Shorter installation time can make thermal barrier coatings attractive. Lower mass may also improve heat-up response. But those benefits matter only if the coating survives the real operating envelope.

Refractory linings often cost more in installation time, dry-out, and shutdown planning. Even so, they may deliver the lower lifecycle cost when campaigns are long and thermal abuse is high.

CF-Elite’s industry focus on thermal monitoring and process intelligence reflects this shift. The useful comparison is not material versus material, but downtime risk versus service duration.

A practical evaluation checklist

• Map actual temperature ranges, not design maximums alone.
• Track chemical exposure by fuel, feed, and emissions control strategy.
• Review cycling frequency and upset conditions.
• Estimate the cost of one unplanned shutdown.
• Compare inspection access and repair complexity.
• Check whether a hybrid protection strategy is technically possible.

The more reliable conclusion for high-heat projects

If the question is purely which lasts longer under direct, severe, continuous high heat, refractory linings are usually the safer answer. They are built for thermal mass, chemical resistance, and structural endurance.

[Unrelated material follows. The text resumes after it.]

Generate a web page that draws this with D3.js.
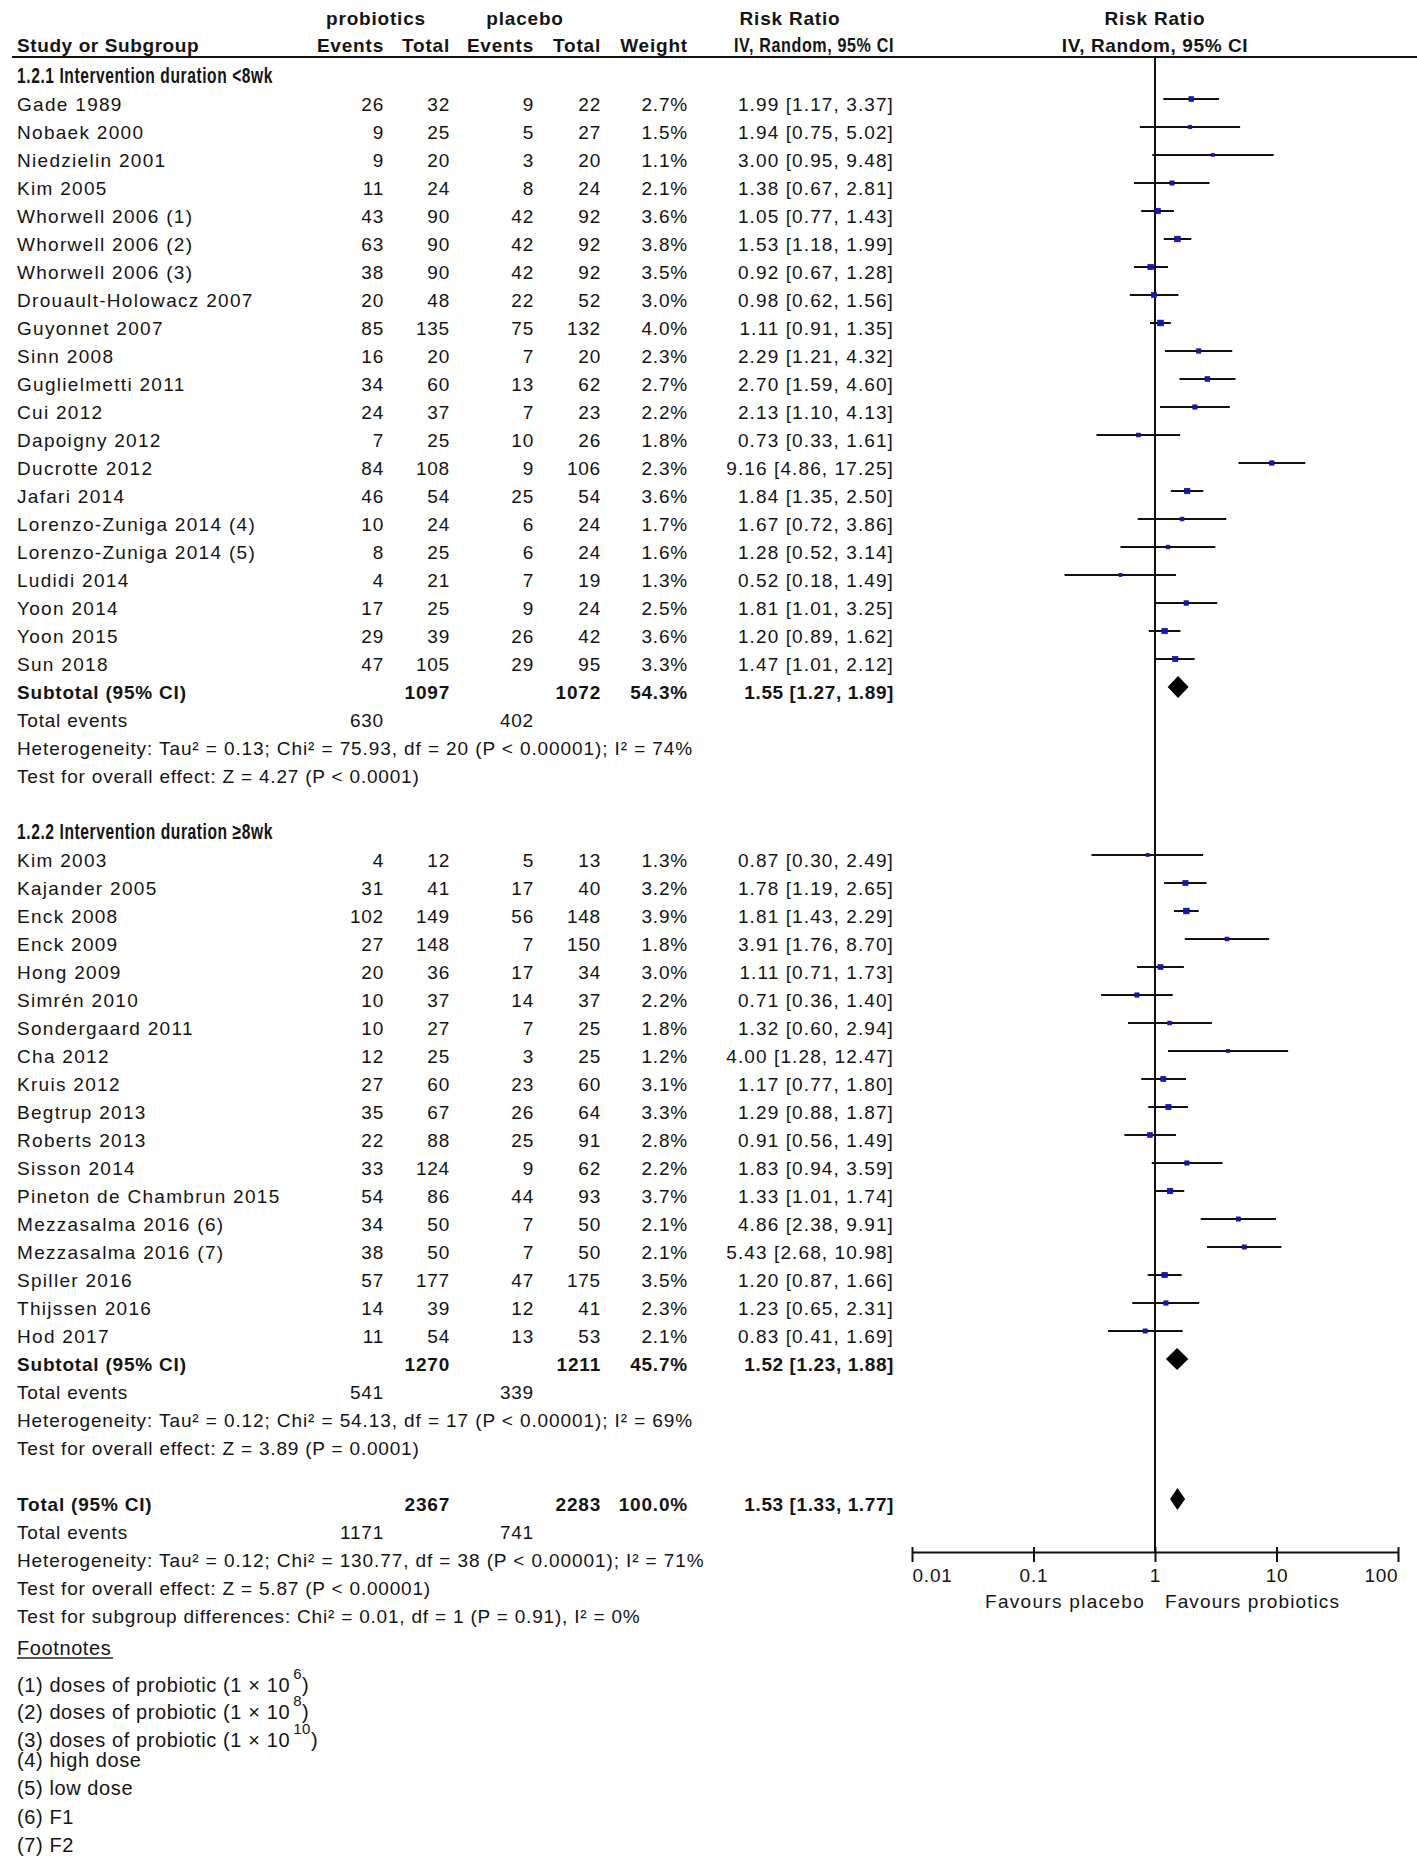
<!DOCTYPE html>
<html><head><meta charset="utf-8">
<script src="https://cdn.jsdelivr.net/npm/d3@7/dist/d3.min.js"></script>
<style>
body{margin:0;background:#fff}
text{font-family:"Liberation Sans",Arial,sans-serif;fill:#141414}
</style>
</head><body>
<svg id="c" width="1417" height="1876"></svg>
<script>
// ---------- DATA ----------
// [study, probiotic events, probiotic total, placebo events, placebo total, weight %, RR, CI low, CI high]
const group1 = [
  ["Gade 1989",26,32,9,22,2.7,1.99,1.17,3.37],
  ["Nobaek 2000",9,25,5,27,1.5,1.94,0.75,5.02],
  ["Niedzielin 2001",9,20,3,20,1.1,3.00,0.95,9.48],
  ["Kim 2005",11,24,8,24,2.1,1.38,0.67,2.81],
  ["Whorwell 2006 (1)",43,90,42,92,3.6,1.05,0.77,1.43],
  ["Whorwell 2006 (2)",63,90,42,92,3.8,1.53,1.18,1.99],
  ["Whorwell 2006 (3)",38,90,42,92,3.5,0.92,0.67,1.28],
  ["Drouault-Holowacz 2007",20,48,22,52,3.0,0.98,0.62,1.56],
  ["Guyonnet 2007",85,135,75,132,4.0,1.11,0.91,1.35],
  ["Sinn 2008",16,20,7,20,2.3,2.29,1.21,4.32],
  ["Guglielmetti 2011",34,60,13,62,2.7,2.70,1.59,4.60],
  ["Cui 2012",24,37,7,23,2.2,2.13,1.10,4.13],
  ["Dapoigny 2012",7,25,10,26,1.8,0.73,0.33,1.61],
  ["Ducrotte 2012",84,108,9,106,2.3,9.16,4.86,17.25],
  ["Jafari 2014",46,54,25,54,3.6,1.84,1.35,2.50],
  ["Lorenzo-Zuniga 2014 (4)",10,24,6,24,1.7,1.67,0.72,3.86],
  ["Lorenzo-Zuniga 2014 (5)",8,25,6,24,1.6,1.28,0.52,3.14],
  ["Ludidi 2014",4,21,7,19,1.3,0.52,0.18,1.49],
  ["Yoon 2014",17,25,9,24,2.5,1.81,1.01,3.25],
  ["Yoon 2015",29,39,26,42,3.6,1.20,0.89,1.62],
  ["Sun 2018",47,105,29,95,3.3,1.47,1.01,2.12]
];
const group2 = [
  ["Kim 2003",4,12,5,13,1.3,0.87,0.30,2.49],
  ["Kajander 2005",31,41,17,40,3.2,1.78,1.19,2.65],
  ["Enck 2008",102,149,56,148,3.9,1.81,1.43,2.29],
  ["Enck 2009",27,148,7,150,1.8,3.91,1.76,8.70],
  ["Hong 2009",20,36,17,34,3.0,1.11,0.71,1.73],
  ["Simrén 2010",10,37,14,37,2.2,0.71,0.36,1.40],
  ["Sondergaard 2011",10,27,7,25,1.8,1.32,0.60,2.94],
  ["Cha 2012",12,25,3,25,1.2,4.00,1.28,12.47],
  ["Kruis 2012",27,60,23,60,3.1,1.17,0.77,1.80],
  ["Begtrup 2013",35,67,26,64,3.3,1.29,0.88,1.87],
  ["Roberts 2013",22,88,25,91,2.8,0.91,0.56,1.49],
  ["Sisson 2014",33,124,9,62,2.2,1.83,0.94,3.59],
  ["Pineton de Chambrun 2015",54,86,44,93,3.7,1.33,1.01,1.74],
  ["Mezzasalma 2016 (6)",34,50,7,50,2.1,4.86,2.38,9.91],
  ["Mezzasalma 2016 (7)",38,50,7,50,2.1,5.43,2.68,10.98],
  ["Spiller 2016",57,177,47,175,3.5,1.20,0.87,1.66],
  ["Thijssen 2016",14,39,12,41,2.3,1.23,0.65,2.31],
  ["Hod 2017",11,54,13,53,2.1,0.83,0.41,1.69]
];
const groupTitles = ["1.2.1 Intervention duration <8wk","1.2.2 Intervention duration \u22658wk"];
// [probiotic total, placebo total, weight, RR, low, high]
const subtotals = [[1097,1072,54.3,1.55,1.27,1.89],[1270,1211,45.7,1.52,1.23,1.88]];
const subtotalEvents = [[630,402],[541,339]];
const subHetero = [
  "Heterogeneity: Tau\u00B2 = 0.13; Chi\u00B2 = 75.93, df = 20 (P < 0.00001); I\u00B2 = 74%",
  "Heterogeneity: Tau\u00B2 = 0.12; Chi\u00B2 = 54.13, df = 17 (P < 0.00001); I\u00B2 = 69%"
];
const subEffect = ["Test for overall effect: Z = 4.27 (P < 0.0001)","Test for overall effect: Z = 3.89 (P = 0.0001)"];
const overall = [2367,2283,100.0,1.53,1.33,1.77];
const overallEvents = [1171,741];
const overallTexts = [
  "Heterogeneity: Tau\u00B2 = 0.12; Chi\u00B2 = 130.77, df = 38 (P < 0.00001); I\u00B2 = 71%",
  "Test for overall effect: Z = 5.87 (P < 0.00001)",
  "Test for subgroup differences: Chi\u00B2 = 0.01, df = 1 (P = 0.91), I\u00B2 = 0%"
];
const footnotes = [
  ["(1) doses of probiotic (1 \u00D7 10","6",")"],
  ["(2) doses of probiotic (1 \u00D7 10","8",")"],
  ["(3) doses of probiotic (1 \u00D7 10","10",")"],
  ["(4) high dose"],["(5) low dose"],["(6) F1"],["(7) F2"]
];
const tickValues = [0.01,0.1,1,10,100];
const tickLabels = ["0.01","0.1","1","10","100"];
const favourLabels = ["Favours placebo","Favours probiotics"];

// ---------- LAYOUT ----------
const svg = d3.select("#c");
const FS = 19;
const rowY = i => 99 + 28*i;          // line centre of row i
const base = i => rowY(i) + 12;        // text baseline of row i
const col = {name:17, pe:384, pt:450, ce:534, ct:601, w:688, ci:894};
const x = d3.scaleLog().domain([0.01,100]).range([912,1398]);
const axisY = 1552;

function txt(xp, yp, s, opt={}) {
  const t = svg.append("text").attr("x",xp).attr("y",yp)
    .attr("font-size",opt.size||FS)
    .attr("font-weight",opt.bold?"bold":"normal")
    .attr("letter-spacing",opt.ls!=null?opt.ls:0.8)
    .attr("text-anchor",opt.anchor||"start")
    .text(s);
  if (opt.len) t.attr("textLength",opt.len).attr("lengthAdjust","spacingAndGlyphs");
  return t;
}
const fmtCI = (r,l,h)=>`${r.toFixed(2)} [${l.toFixed(2)}, ${h.toFixed(2)}]`;

// header
txt(376,25,"probiotics",{bold:true,anchor:"middle"});
txt(525,25,"placebo",{bold:true,anchor:"middle"});
txt(790,25,"Risk Ratio",{bold:true,anchor:"middle"});
txt(1155,25,"Risk Ratio",{bold:true,anchor:"middle"});
txt(col.name,52,"Study or Subgroup",{bold:true,ls:0.6});
txt(col.pe,52,"Events",{bold:true,anchor:"end"});
txt(col.pt,52,"Total",{bold:true,anchor:"end"});
txt(col.ce,52,"Events",{bold:true,anchor:"end"});
txt(col.ct,52,"Total",{bold:true,anchor:"end"});
txt(col.w,52,"Weight",{bold:true,anchor:"end"});
txt(734,52,"IV, Random, 95% CI",{bold:true,len:160,size:20.5});
txt(1155,52,"IV, Random, 95% CI",{bold:true,anchor:"middle",ls:0.6});
svg.append("line").attr("x1",12).attr("x2",1417).attr("y1",57).attr("y2",57)
  .attr("stroke","#111").attr("stroke-width",2);

// vertical line of no effect
svg.append("line").attr("x1",x(1)).attr("x2",x(1)).attr("y1",57).attr("y2",axisY)
  .attr("stroke","#111").attr("stroke-width",2);

function diamond(i, r, l, h) {
  const yy = rowY(i);
  svg.append("polygon")
    .attr("points",[[x(l),yy],[x(r),yy-11],[x(h),yy],[x(r),yy+11]].map(p=>p.join(",")).join(" "))
    .attr("fill","#000");
}

function drawGroup(data, startRow, gi) {
  txt(col.name, base(startRow-1), groupTitles[gi], {bold:true,len:256,size:21.5});
  data.forEach((d,k)=>{
    const i = startRow + k, b = base(i);
    txt(col.name,b,d[0],{ls:1.3});
    txt(col.pe,b,d[1],{anchor:"end"});
    txt(col.pt,b,d[2],{anchor:"end"});
    txt(col.ce,b,d[3],{anchor:"end"});
    txt(col.ct,b,d[4],{anchor:"end"});
    txt(col.w,b,d[5].toFixed(1)+"%",{anchor:"end"});
    txt(col.ci,b,fmtCI(d[6],d[7],d[8]),{anchor:"end",ls:1.1});
    const yy = rowY(i);
    svg.append("line").attr("x1",x(d[7])).attr("x2",x(d[8])).attr("y1",yy).attr("y2",yy)
      .attr("stroke","#111").attr("stroke-width",2);
    const s = 2.9*Math.sqrt(d[5]);
    svg.append("rect").attr("x",x(d[6])-s/2).attr("y",yy-s/2).attr("width",s).attr("height",s)
      .attr("fill","#1414c8").attr("stroke","#10106a").attr("stroke-width",0.6);
  });
  const sr = startRow + data.length, st = subtotals[gi];
  txt(col.name,base(sr),"Subtotal (95% CI)",{bold:true});
  txt(col.pt,base(sr),st[0],{bold:true,anchor:"end"});
  txt(col.ct,base(sr),st[1],{bold:true,anchor:"end"});
  txt(col.w,base(sr),st[2].toFixed(1)+"%",{bold:true,anchor:"end"});
  txt(col.ci,base(sr),fmtCI(st[3],st[4],st[5]),{bold:true,anchor:"end",ls:0.6});
  diamond(sr, st[3], st[4], st[5]);
  txt(col.name,base(sr+1),"Total events");
  txt(col.pe,base(sr+1),subtotalEvents[gi][0],{anchor:"end"});
  txt(col.ce,base(sr+1),subtotalEvents[gi][1],{anchor:"end"});
  txt(col.name,base(sr+2),subHetero[gi],{ls:0.9});
  txt(col.name,base(sr+3),subEffect[gi]);
}
drawGroup(group1, 0, 0);
drawGroup(group2, 27, 1);

// overall
const tr = 50;
txt(col.name,base(tr),"Total (95% CI)",{bold:true});
txt(col.pt,base(tr),overall[0],{bold:true,anchor:"end"});
txt(col.ct,base(tr),overall[1],{bold:true,anchor:"end"});
txt(col.w,base(tr),overall[2].toFixed(1)+"%",{bold:true,anchor:"end"});
txt(col.ci,base(tr),fmtCI(overall[3],overall[4],overall[5]),{bold:true,anchor:"end",ls:0.6});
diamond(tr, overall[3], overall[4], overall[5]);
txt(col.name,base(tr+1),"Total events");
txt(col.pe,base(tr+1),overallEvents[0],{anchor:"end"});
txt(col.ce,base(tr+1),overallEvents[1],{anchor:"end"});
overallTexts.forEach((t,k)=>txt(col.name,base(tr+2+k),t,{ls:k===0?0.9:0.8}));

// axis
const axisG = svg.append("g").attr("transform",`translate(0,${axisY})`)
  .call(d3.axisBottom(x).tickValues(tickValues).tickFormat((d,i)=>tickLabels[i]).tickSizeOuter(0).tickSizeInner(10));
axisG.select(".domain").attr("stroke","#111").attr("stroke-width",2);
axisG.selectAll(".tick line").attr("y1",-5).attr("y2",10).attr("stroke","#111").attr("stroke-width",2);
axisG.selectAll(".tick text").attr("y",17).attr("font-size",FS).attr("letter-spacing",0.8)
  .attr("font-family","Liberation Sans, Arial, sans-serif").attr("fill","#141414")
  .attr("text-anchor",(d,i)=> i===0?"start":(i===tickValues.length-1?"end":"middle"));
txt(1145,1608,favourLabels[0],{anchor:"end",ls:1.3});
txt(1165,1608,favourLabels[1],{ls:1.1});

// footnotes
txt(17,1655,"Footnotes",{size:20,ls:0.6});
svg.append("line").attr("x1",17).attr("x2",113).attr("y1",1658).attr("y2",1658).attr("stroke","#222").attr("stroke-width",1.3);
const fnY = [1692,1719,1747,1767,1795,1824,1852];
footnotes.forEach((f,k)=>{
  const t = txt(17,fnY[k],f[0],{size:20,ls:0.6});
  if (f.length>1) {
    t.append("tspan").attr("font-size",15).attr("dy",-13).attr("dx",3).text(f[1]);
    t.append("tspan").attr("dy",13).text(f[2]);
  }
});
</script>
</body></html>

If the question is how to reduce surface temperature on a component without adding major thickness, thermal barrier coatings remain highly valuable. Their advantage is precision, not bulk survival.

The strongest decisions come from lining data, operating records, and failure analysis rather than product labels. For any kiln, incinerator, glass unit, or extrusion-related heat zone, that is the right next step.

A useful starting point is to rank each hot area by temperature, chemistry, abrasion, and shutdown consequence. That framework makes it easier to decide where thermal barrier coatings add value and where refractory linings must carry the load.